Survey sees growth for managed security service providers

managed security services growth

managed security services growth

A survey of more than 950 IT and security professionals finds just over a quarter of respondents (26 percent) work for organizations that consume managed security services.

Conducted by CDW, the survey notes that organizations are consuming some specific services, but the level of consumption of any of those services doesn’t rise about 25 percent of respondents.

Nevertheless, there is a clear need for additional help. More than two-thirds (68 percent) said they are managing somewhere between 10 to 49 security tools or platforms, with 40 percent noting it is either very (8 percent) or somewhat difficult (32 percent) to integrate these tools.

Opportunities and challenges for MSSPs

The survey results suggest that as cybersecurity evolves, there is a clear opportunity for managed security service providers (MSSPs) to help organizations shift toward a more platform-centric approach to cybersecurity. That approach should enable organizations to reduce the total cost of cybersecurity by rationalizing the number of tools they currently license. At the same time, a platform will expose additional capabilities that many organizations today lack the funds and expertise required to invoke.

However, the survey also finds that 27 percent are experiencing budgetary challenges as they seek to maintain cybersecurity. A quarter of respondents (25 percent) report their cybersecurity teams are understaffed. Additionally, 45 percent attributed the majority of their stress stems from staffing issues. Overall, 41 percent said they were either very or somewhat stressed by their cybersecurity responsibilities.

Just under half (49 percent) shared they feel their organization is very prepared to respond to a cybersecurity incident, with another 32 percent feeling somewhat prepared. Network monitoring (89 percent), data security tools (87 percent), and encryption (85 percent) rank as the capabilities that respondents have the most confidence in. A full 88 percent said they are either somewhat (38 percent) or very confident (50 percent) that they have sufficient visibility into cybersecurity, with 61 percent noting they consider identity access management (IAM) an effective method for attaining that visibility.
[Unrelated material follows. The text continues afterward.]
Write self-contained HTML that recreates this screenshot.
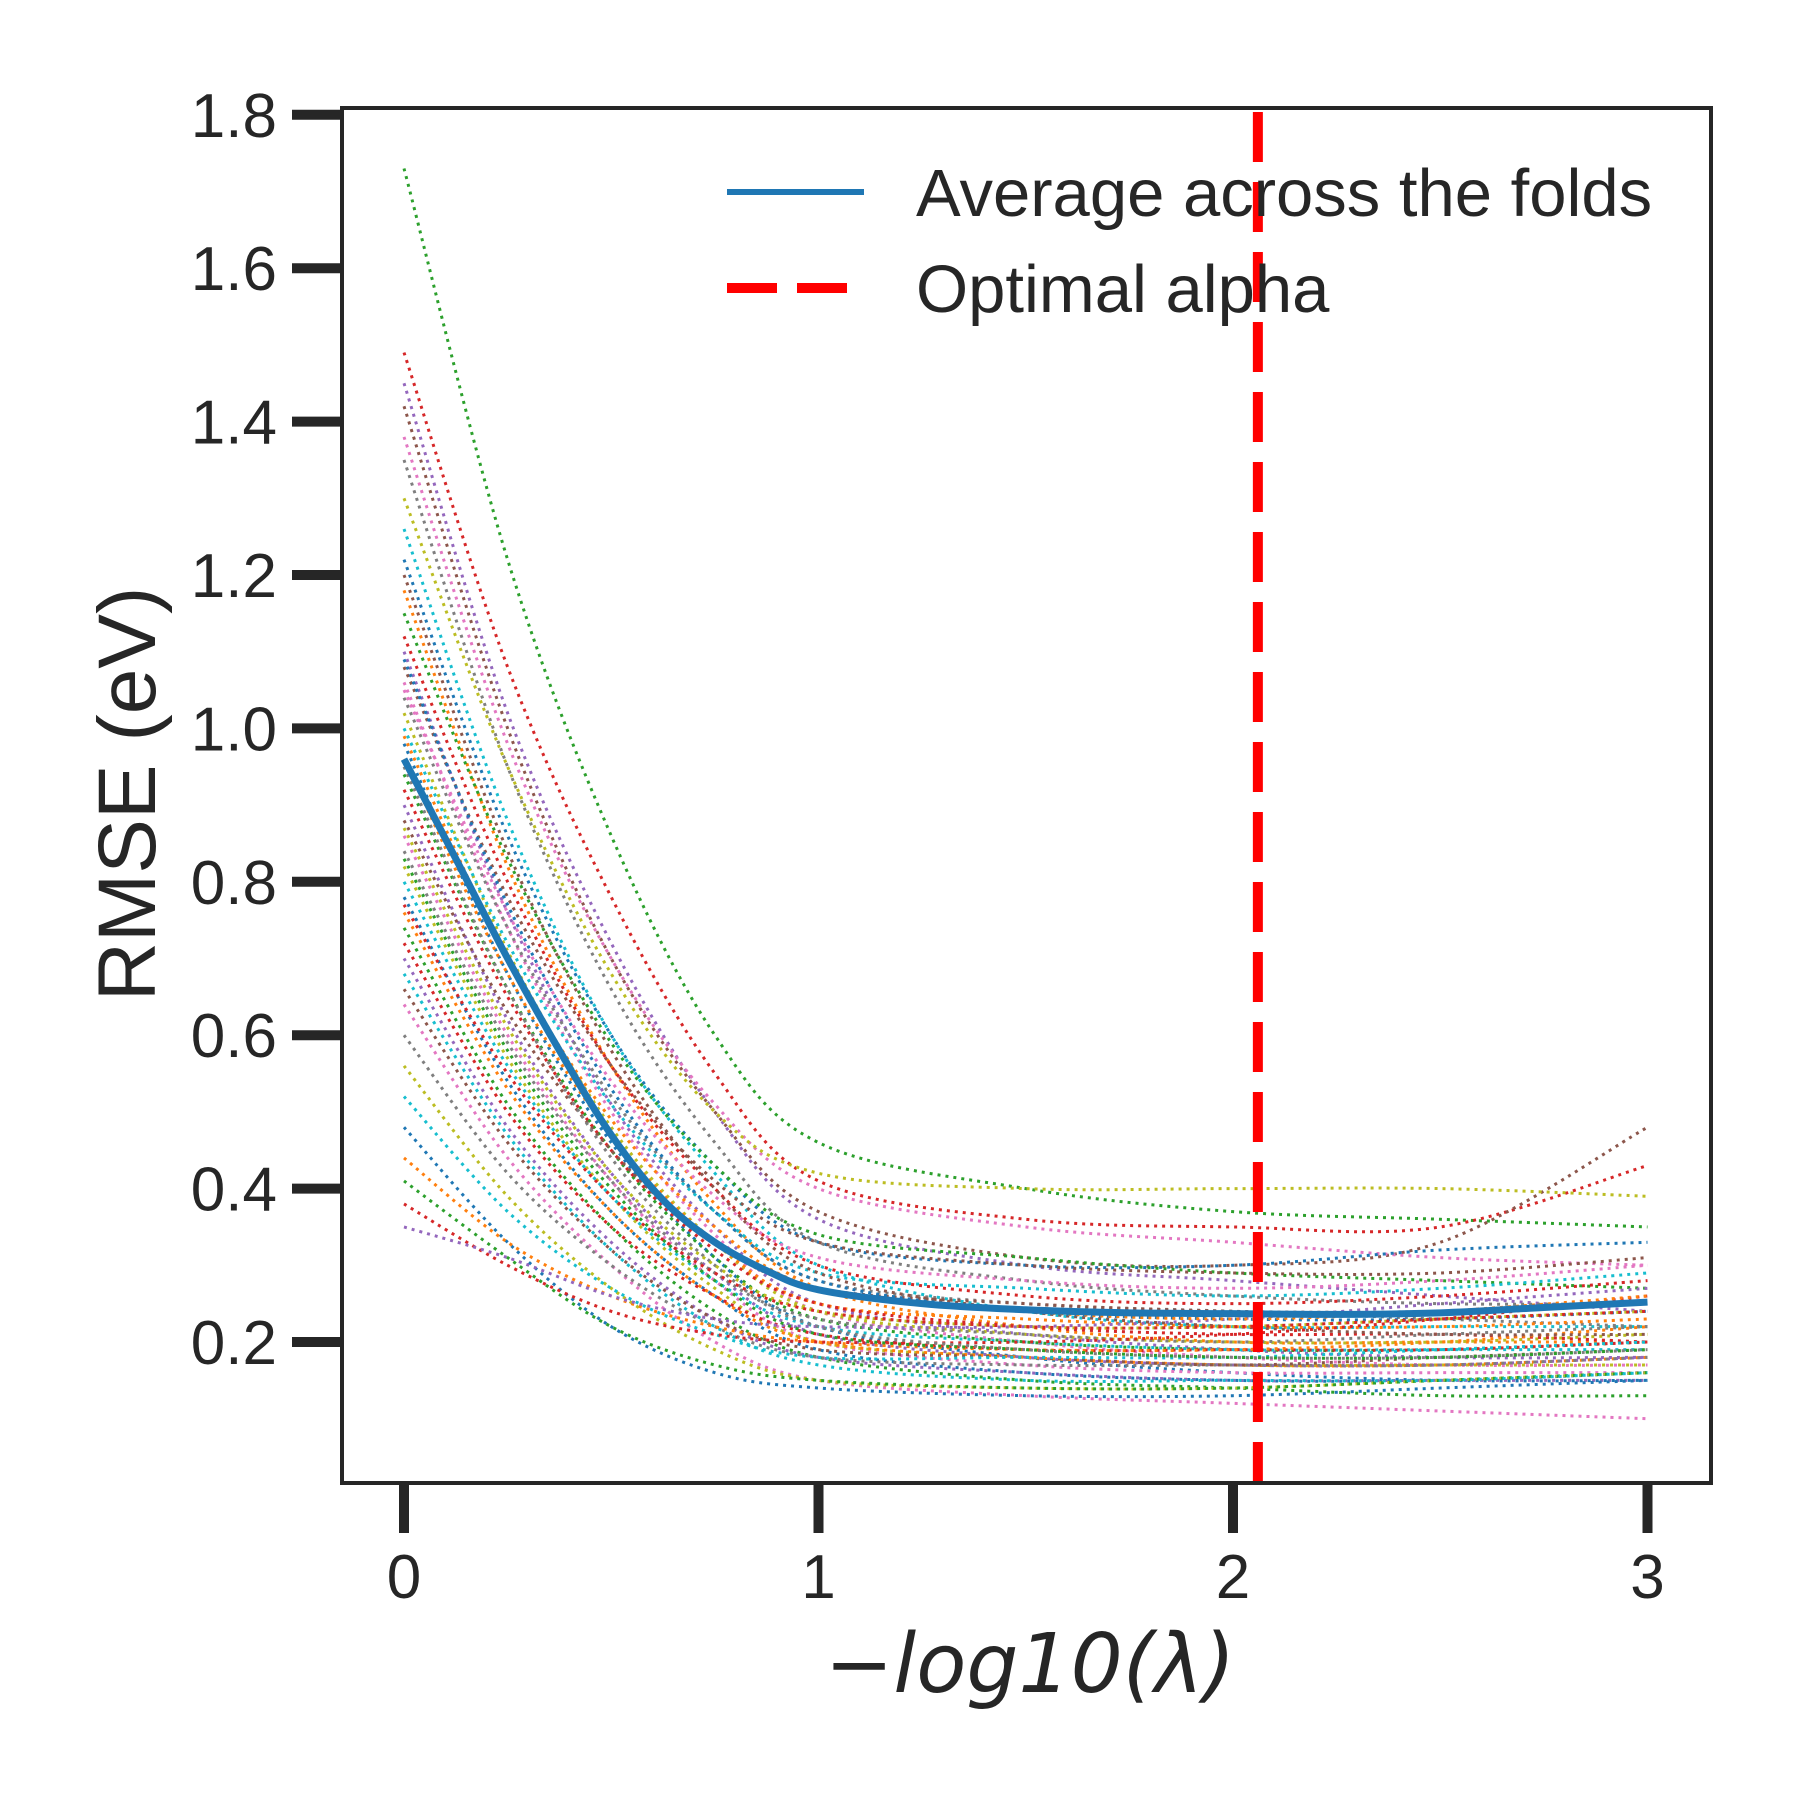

Adapting to evolving cybersecurity needs

Furthermore, 43 percent state their organization has experienced a security breach that cost the organization somewhere between $1 million and $10 million as a result of downtime. Another 8 percent said an incident cost their organization more than $10 million.

A total of 61 percent also noted they insurance policy requirements now also heavily influence their organization’s cybersecurity strategy. Just under a third (29 percent) also noted the executive responsible for cybersecurity reports to the CEO.

It’s apparent that as cybersecurity continues to evolve the needs of organizations are changing in ways that will require most MSSPs to make some adjustments. For example, more organizations (41 percent) report they are in the advanced stages of implementing zero-trust policies, with another 12 percent claiming to have reached an advanced state of maturity.

MSSPs should also make note of the fact that there is a lot more focus on cyber resiliency as organizations come to terms with the fact one or more breaches are all but inevitable.

Rather than focusing on specific tools, MSSPs need to present customers with a holistic approach to managing cybersecurity if they hope to continue expanding the total addressable market for their services. After all, organizations are a lot more interested in solving their cybersecurity problems than they necessarily are in all the technical details that are being mastered to resolve them.